Nonah Awoh, an analyst and shareholder however believes investment income remains a problem in the industry, even as he spoke of the need for operators to grow the business. Another problem, he said, is fact that many of the companies are having issues managing their bogus sizes.

A pointer to this, he stressed, is the fact that “those of them that are smaller  have been able to pay dividend.”

 

Imperatives of cost cutting

Experts at Accenture, a consulting and outsourcing firm, believe the imperative of reducing cost is not altogether new, as “current economic conditions, combined with market forces that have gained momentum in the insurance industry over the past few years, have caused cost reduction to become a top strategic business priority.

“The manner in which this priority is addressed depends largely upon the circumstances in which the insurer finds itself. For some the imperative is survival, with short-term stability being the primary goal. For others it is improvement of their cost structure and their operational capability, the aim being to emerge from the downturn a more formidably positioned competitor. And for high-performance insurers, the strategy may be to fundamentally transform their cost structure, implementing a new business model that enables them to capitalise on the opportunities for growth that the economic crisis presents,” the firm said in a document titled: “A strategic approach to cost reduction in insurance,” pasted on its website.

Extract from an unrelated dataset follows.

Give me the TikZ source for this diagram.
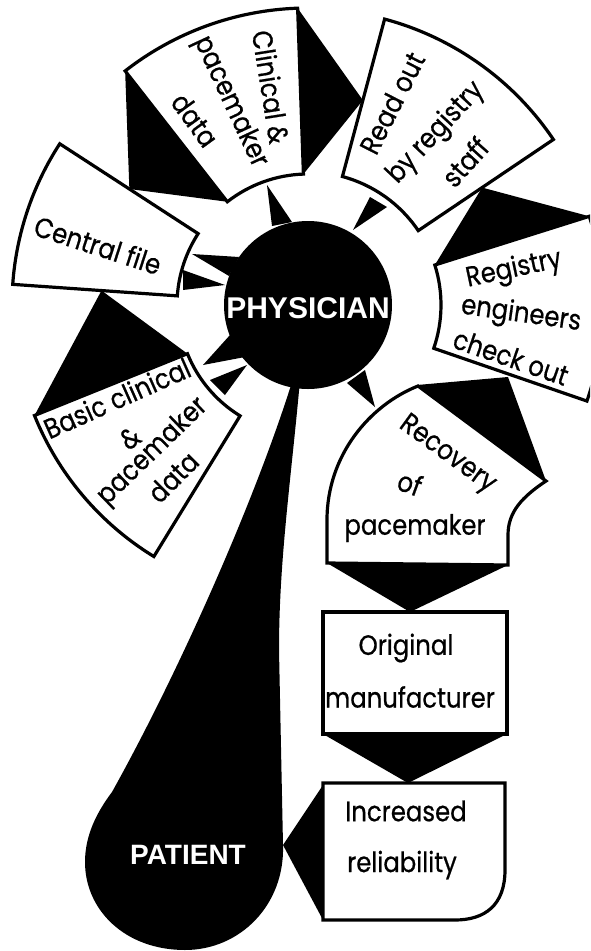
\documentclass[tikz,border=0pt]{standalone}
\usepackage{fontspec}
\setmainfont{Poppins}[FakeStretch=0.87,FakeBold=0.6]
\newfontfamily\labelbold{Liberation Sans}
\begin{document}
\begin{tikzpicture}[x=1pt,y=-1pt,
  box/.style={draw=black, fill=white, line width=3.2pt, line join=miter},
  sector/.style n args={4}{insert path={([shift={(P)}]#1:#3) -- ([shift={(P)}]#1:#4) arc[start angle=#1, end angle=#2, radius=#4] -- ([shift={(P)}]#2:#3) arc[start angle=#2, end angle=#1, radius=#3] -- cycle}},
  lbl/.style={font=\fontsize{28}{30}\selectfont, inner sep=0pt, anchor=center},
  big/.style={font=\labelbold\bfseries\fontsize{30}{32}\selectfont, text=white, inner sep=0pt}
]
\useasboundingbox (0,0) rectangle (590,951);
\clip (0,0) rectangle (590,951);
\fill[white] (0,0) rectangle (590,951);
\coordinate (P) at (308,305);

% shadows of the fan boxes
\fill ([shift={(P)}]-128:297) -- ([shift={(P)}]-128:131) -- ([shift={(P)}]-147:213) -- cycle;
\fill ([shift={(P)}]-92:297) -- ([shift={(P)}]-92:131) -- ([shift={(P)}]-75:212) -- cycle;
\fill ([shift={(P)}]-17.5:133) -- ([shift={(P)}]-17.5:295) -- ([shift={(P)}]-34:210) -- cycle;
\fill ([shift={(P)}]-202:130) -- ([shift={(P)}]-202:295) -- ([shift={(P)}]-176:207) -- cycle;
\fill (417,385) -- (508,377) -- (546,481) -- cycle;
\fill (327,563) -- (508,565) -- (410,612) -- cycle;
\fill (323,734) -- (507,734) -- (408,783) -- cycle;
\fill (323,785) -- (283,845) -- (323,920) -- cycle;

% fan boxes
\filldraw[box, sector={-92}{-128}{131}{297}];
\filldraw[box, sector={-34}{-75}{133}{296}];
\filldraw[box, sector={19}{-17.5}{133}{295}];
\filldraw[box, sector={-147}{-176}{131}{296}];
\filldraw[box, sector={-202}{-238.5}{130}{295}];

% recovery box
\filldraw[box] (418,386) -- (546,481) .. controls (522,497) and (508,512) .. (508,535) -- (508,565) -- (327,563) -- (327,520) .. controls (327,455) and (370,405) .. (418,386) -- cycle;
% original manufacturer
\filldraw[box] (323,612) rectangle (507,734);
% increased reliability
\filldraw[box] (323,783) -- (505,783) -- (505,870) .. controls (505,905) and (485,920) .. (455,920) -- (323,920) -- cycle;

% patient drop
\fill (300,380) .. controls (291,480) and (279,560) .. (279,650) -- (283,845) .. controls (285,905) and (240,950) .. (185,950) .. controls (125,950) and (85,910) .. (85,862) .. controls (85,835) and (97,812) .. (112,792) .. controls (180,670) and (255,500) .. (292,382) -- cycle;

% physician
\fill (P) circle[radius=84];
% spikes
\fill (267,185) -- (272,226) -- (292,222) -- cycle;
\fill (370,197) -- (387,207) -- (353,230) -- cycle;
\fill (192,254) -- (239,257) -- (229,276) -- cycle;
\fill (183,270) -- (183,290) -- (225,285) -- cycle;
\fill (203,365) -- (230,335) -- (245,357) -- cycle;
\fill (210,380) -- (225,395) -- (247,365) -- cycle;
\fill (347,383) -- (365,370) -- (375,407) -- cycle;

\node[big] (phys) at (308,308) {PHYSICIAN};
\node[big, font=\labelbold\bfseries\fontsize{28}{30}\selectfont] (pat) at (188,855) {PATIENT};

% labels
\node[lbl, rotate=-81] (c1) at (271,87) {Clinical \&};
\node[lbl, rotate=-65] (c2) at (230,102) {pacemaker};
\node[lbl, rotate=-54] (c3) at (195,120) {data};

\node[lbl, rotate=-18] (cf) at (98,245) {Central file};

\node[lbl, rotate=63] (r1) at (392,103) {Read out};
\node[lbl, rotate=47] (r2) at (436,133) {by registry};
\node[lbl, rotate=48] (r3) at (465,162) {staff};

\node[lbl, rotate=12] (g1) at (514,270) {Registry};
\node[lbl, rotate=-8] (g2) at (521,315) {engineers};
\node[lbl, rotate=-19] (g3) at (511,357) {check out};

\node[lbl, rotate=24] (b1) at (117,398) {Basic clinical};
\node[lbl, rotate=35] (b2) at (130,438) {\&};
\node[lbl, rotate=44] (b3) at (153,452) {pacemaker};
\node[lbl, rotate=45] (b4) at (173,477) {data};

\node[lbl, rotate=-36] (v1) at (447,455) {Recovery};
\node[lbl, rotate=-20] (v2) at (410,483) {of};
\node[lbl] (v3) at (415,528) {pacemaker};

\node[lbl] (o1) at (406,648) {Original};
\node[lbl] (o2) at (410,697) {manufacturer};

\node[lbl] (i1) at (406,811) {Increased};
\node[lbl] (i2) at (402,865) {reliability};
\end{tikzpicture}
\end{document}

Reducing cost, according to Accenture can come in the form of short-term strategies, strategic cost reduction, which entails “broader ambitions and more far-reaching changes to both the current operating model and the organisational structure—in fact, throughout the value chain. Its aim is not simply to take out cost but to build capability that supports the business strategy. It defines value not only from an internal perspective, but also in terms of what it means to customers, agents, regulators and shareholders.”